Sept. 27, 2021 By Allie Griffin
Congress Member Carolyn Maloney is calling on state officials to shut down a smokestack at a Long Island City power plant that is the biggest polluting plant in New York.
Maloney joined residents of the Queensbridge Houses Saturday to renew their call for the New York State Energy Research and Development Authority to close down the smokestack known as Big Allis at the Ravenswood Generating Station.
Maloney penned a letter to the agency Friday demanding it shut down the Big Allis, the largest smokestack at the power plant which is located across from the Queensbridge Houses.
She said the operating company of Big Allis, Rise Light & Power, submitted a plan earlier this year to replace the polluting plant with a renewable energy alternative, but it hasn’t been approved by the state.
Instead, Gov. Kathy Hochul announced this week two green energy infrastructure projects to power the city and neither included a plan to shut down Big Allis.
“While the approved plans provide some climate benefits, I am extremely disappointed that neither of these projects contain a promise to shut down ‘Big Allis,'” Maloney wrote in the letter.
These 3 stacks behind me can kill, and they have been for decades in Western Queens.
I just left a meeting with Western Queens NYCHA Residents’ Association leaders to continue our efforts to SHUT DOWN ‘Big Allis’ because ‘Asthma Alley’ is KILLING our community. pic.twitter.com/bjspd6L2K1
— Carolyn B. Maloney (@CarolynBMaloney) September 25, 2021
She said was upset that the state chose not to retire the smokestack given its detrimental effects on the surrounding community, such as Queensbridge. The area and western Queens more generally is often called “Asthma Alley” due to its high rates of residents with asthma and other respiratory conditions.
“Our communities and our environment cannot afford to pass up this opportunity to address the
dangers of ‘Big Allis,'” Maloney wrote. “It is absolutely unthinkable that people are dying in ‘Asthma Alley,’ and existing proposals that could fix this were not selected.”
Queensbridge tenant leaders said they will “no longer tolerate the environmental injustice” they face living next to the plant.

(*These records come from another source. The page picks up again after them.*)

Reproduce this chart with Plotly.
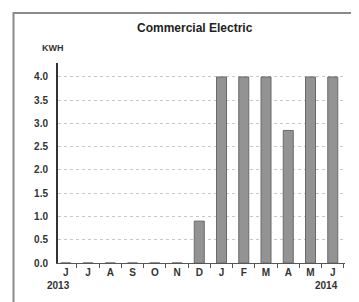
import plotly.graph_objects as go

months = ["J", "J", "A", "S", "O", "N", "D", "J", "F", "M", "A", "M", "J"]
kwh = [0, 0, 0, 0, 0, 0, 0.9, 4.0, 4.0, 4.0, 2.85, 4.0, 4.0]
y_ticks = [0.0, 0.5, 1.0, 1.5, 2.0, 2.5, 3.0, 3.5, 4.0]
y_labels = ["0.0", "0.5", "1.0", "1.5", "2.0", "2.5", "3.0", "3.5", "4.0"]
years = ["2013", "2014"]

xs = list(range(len(months)))

fig = go.Figure()
fig.add_trace(go.Bar(
    x=xs, y=kwh, width=0.45,
    marker=dict(color="#939393", line=dict(color="#6a6a6a", width=1)),
))

fig.update_layout(
    width=359, height=302,
    margin=dict(l=50, r=22, t=55, b=47),
    paper_bgcolor="white", plot_bgcolor="white",
    showlegend=False,
    font=dict(family="Liberation Sans, Arial", color="#333333"),
    title=dict(text="<b>Commercial Electric</b>", x=0.52, xanchor="center",
               y=0.934, yanchor="middle", font=dict(size=12, color="#222222")),
    xaxis=dict(
        range=[-0.35, 12.55], tickmode="array", tickvals=xs,
        ticktext=["<b>" + m + "</b>" for m in months],
        ticks="", showgrid=False, zeroline=False,
        showline=True, linecolor="#555555", linewidth=1,
        tickfont=dict(size=10, color="#333333"),
        minor=dict(tick0=0.5, dtick=1, ticks="outside", ticklen=4,
                   tickcolor="#555555", showgrid=False),
    ),
    yaxis=dict(
        range=[0, 4.3], tickmode="array", tickvals=y_ticks,
        ticktext=["<b>" + t + "</b>" for t in y_labels],
        showgrid=True, gridcolor="#c8c8c8", griddash="dot", gridwidth=1,
        zeroline=False, showline=True, linecolor="#333333", linewidth=2,
        ticks="", ticklabelstandoff=6,
        tickfont=dict(size=10, color="#333333"),
    ),
)

fig.add_annotation(text="<b>KWH</b>", xref="paper", yref="paper",
                   x=-0.063, y=1.11, showarrow=False,
                   font=dict(size=9, color="#333333"))
fig.add_annotation(text="<b>" + years[0] + "</b>", xref="paper", yref="paper",
                   x=-0.045, y=-0.15, showarrow=False,
                   font=dict(size=10, color="#333333"))
fig.add_annotation(text="<b>" + years[1] + "</b>", xref="paper", yref="paper",
                   x=0.983, y=-0.15, showarrow=False,
                   font=dict(size=10, color="#333333"))
# outer frame
fig.add_shape(type="rect", xref="paper", yref="paper",
              x0=-0.155, x1=1.063, y0=-0.215, y1=1.25,
              line=dict(color="#8a8a8a", width=2))

fig.write_html("out.html")
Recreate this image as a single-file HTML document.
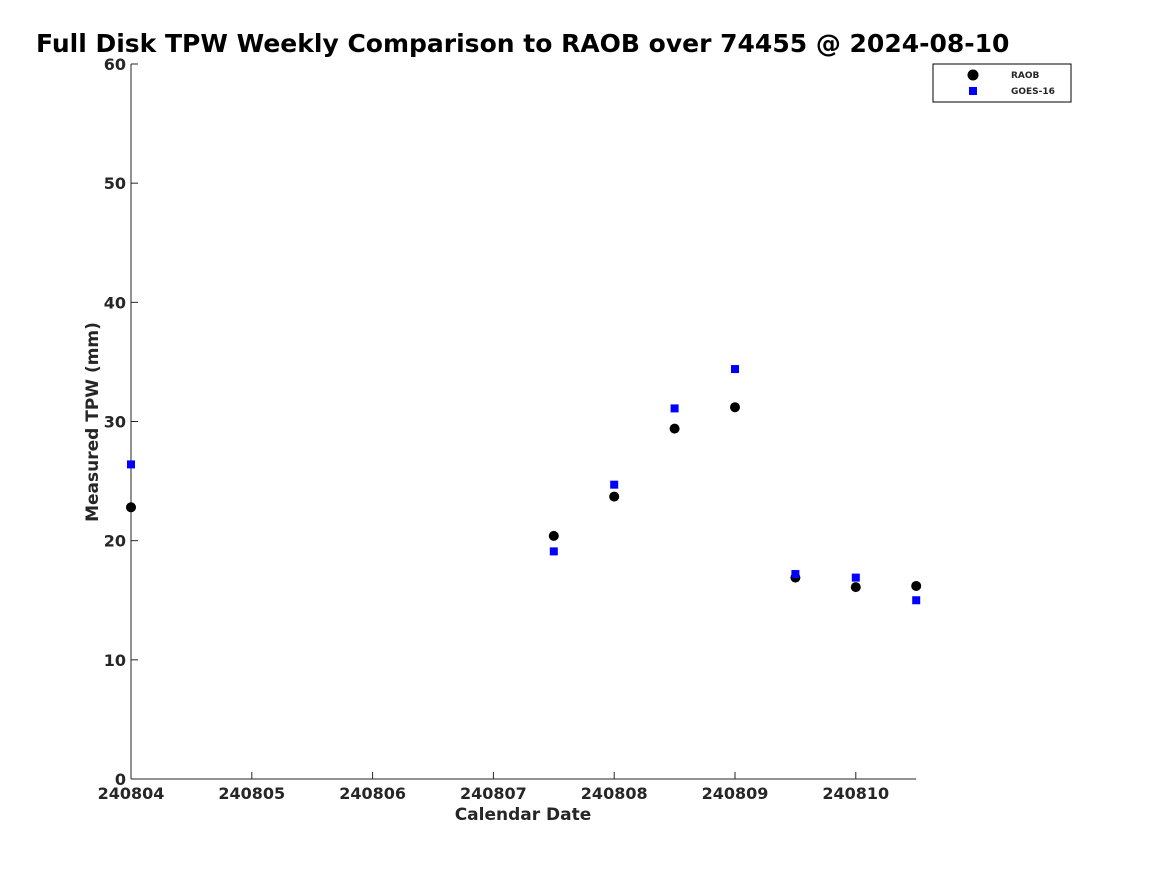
<!DOCTYPE html>
<html><head><meta charset="utf-8"><style>
body{margin:0;background:#fff}
svg text{font-family:"DejaVu Sans","Liberation Sans",sans-serif;font-weight:bold;fill:#262626}
</style></head><body>
<svg id="chart" width="1167" height="875" xmlns="http://www.w3.org/2000/svg">
<text x="36" y="52" font-size="25" style="fill:#000">Full Disk TPW Weekly Comparison to RAOB over 74455 @ 2024-08-10</text>
<g id="axes"></g>
<g id="marks"></g>
<text x="523" y="820" font-size="17" text-anchor="middle">Calendar Date</text>
<text transform="translate(98,422) rotate(-90)" font-size="17" text-anchor="middle">Measured TPW (mm)</text>
<g>
<rect x="933" y="64" width="138" height="38" fill="#fff" stroke="#000" stroke-width="1"/>
<circle cx="973" cy="75" r="5.5" fill="#000"/>
<text x="1011" y="78" font-size="9">RAOB</text>
<rect x="969" y="87" width="8" height="8" fill="#0000ff"/>
<text x="1011" y="94" font-size="9">GOES-16</text>
</g>
</svg>
<script>
const xTickLabels=["240804","240805","240806","240807","240808","240809","240810"];
const yTickLabels=[0,10,20,30,40,50,60];
const dayOffsets=[0,3.5,4,4.5,5,5.5,6,6.5];
const raobValues=[22.8,20.4,23.7,29.4,31.2,16.9,16.1,16.2];
const goesValues=[26.4,19.1,24.7,31.1,34.4,17.2,16.9,15.0];
const X0=131,PXD=120.8,Y0=779,PXU=(779-64)/60;
const xs=d=>X0+d*PXD, ys=v=>Y0-v*PXU;
const NS="http://www.w3.org/2000/svg";
const ax=document.getElementById('axes'),mk=document.getElementById('marks');
function mkEl(t,a,p){const e=document.createElementNS(NS,t);for(const k in a)e.setAttribute(k,a[k]);p.appendChild(e);return e;}
const yl=mkEl('line',{x1:X0,y1:64,x2:X0,y2:Y0,stroke:'#262626'},ax);


const xl=mkEl('line',{x1:X0,y1:Y0,x2:xs(6.5),y2:Y0,stroke:'#262626'},ax);


xTickLabels.forEach((l,i)=>{
 mkEl('line',{x1:xs(i),y1:Y0,x2:xs(i),y2:Y0-7,stroke:'#262626'},ax);
 const t=mkEl('text',{x:xs(i),y:Y0+20,'font-size':16,'text-anchor':'middle'},ax);
 t.textContent=l;
 
 
});
yTickLabels.forEach(v=>{
 mkEl('line',{x1:X0,y1:ys(v),x2:X0+7,y2:ys(v),stroke:'#262626'},ax);
 const t=mkEl('text',{x:X0-5,y:ys(v)+6,'font-size':16,'text-anchor':'end'},ax);
 t.textContent=v;
 
 
});
dayOffsets.forEach((d,i)=>{
 const c=mkEl('circle',{cx:xs(d),cy:ys(raobValues[i]),r:5,fill:'#000'},mk);
 
 
 const r=mkEl('rect',{x:xs(d)-4,y:ys(goesValues[i])-4,width:8,height:8,fill:'#0000ff'},mk);
 
 
});
</script>
</body></html>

“Power plant pollution has affected our lives and wellness over years,” said Stephanie Chauncey, Queensbridge Residents Association, PSA9 President. “… Big Allis must come down. Together we will fight until the transition is done – our families’ lives depend on this transition.”
Rise Light & Power’s proposal would make all outputs from the Ravenswood Generating Station renewable by 2026.
“Our constituents deserve clean air, and this Board can help deliver it,” Maloney wrote. “We cannot afford anything less.”
3 Comments
And what happens to the people who work there and their families? What happens on those 90 plus degrees days and all of Manhattan is demanding power?
What’s the plan for energy after Big Allis is shut down?
And maybe start that first?
A year ago my group Nuclear New York has reached out to Representative Maloney and other politicians about the programmed environmental justice crisis due to the increase of fossil combustion at Queens power plants in response to the shutdown of Indian Point nuclear station. Very few politicians have responded and spoken with us, and none stood up to Governor Cuomo and his machine. Had Indian Point been saved, it, along with the new power projects that Governor Hochul has signed off on, could have made it possible to shut down Big Ellis and other generators in Queens. But without it? Not going to happen. No one wants to risk a blackout, not even Maloney.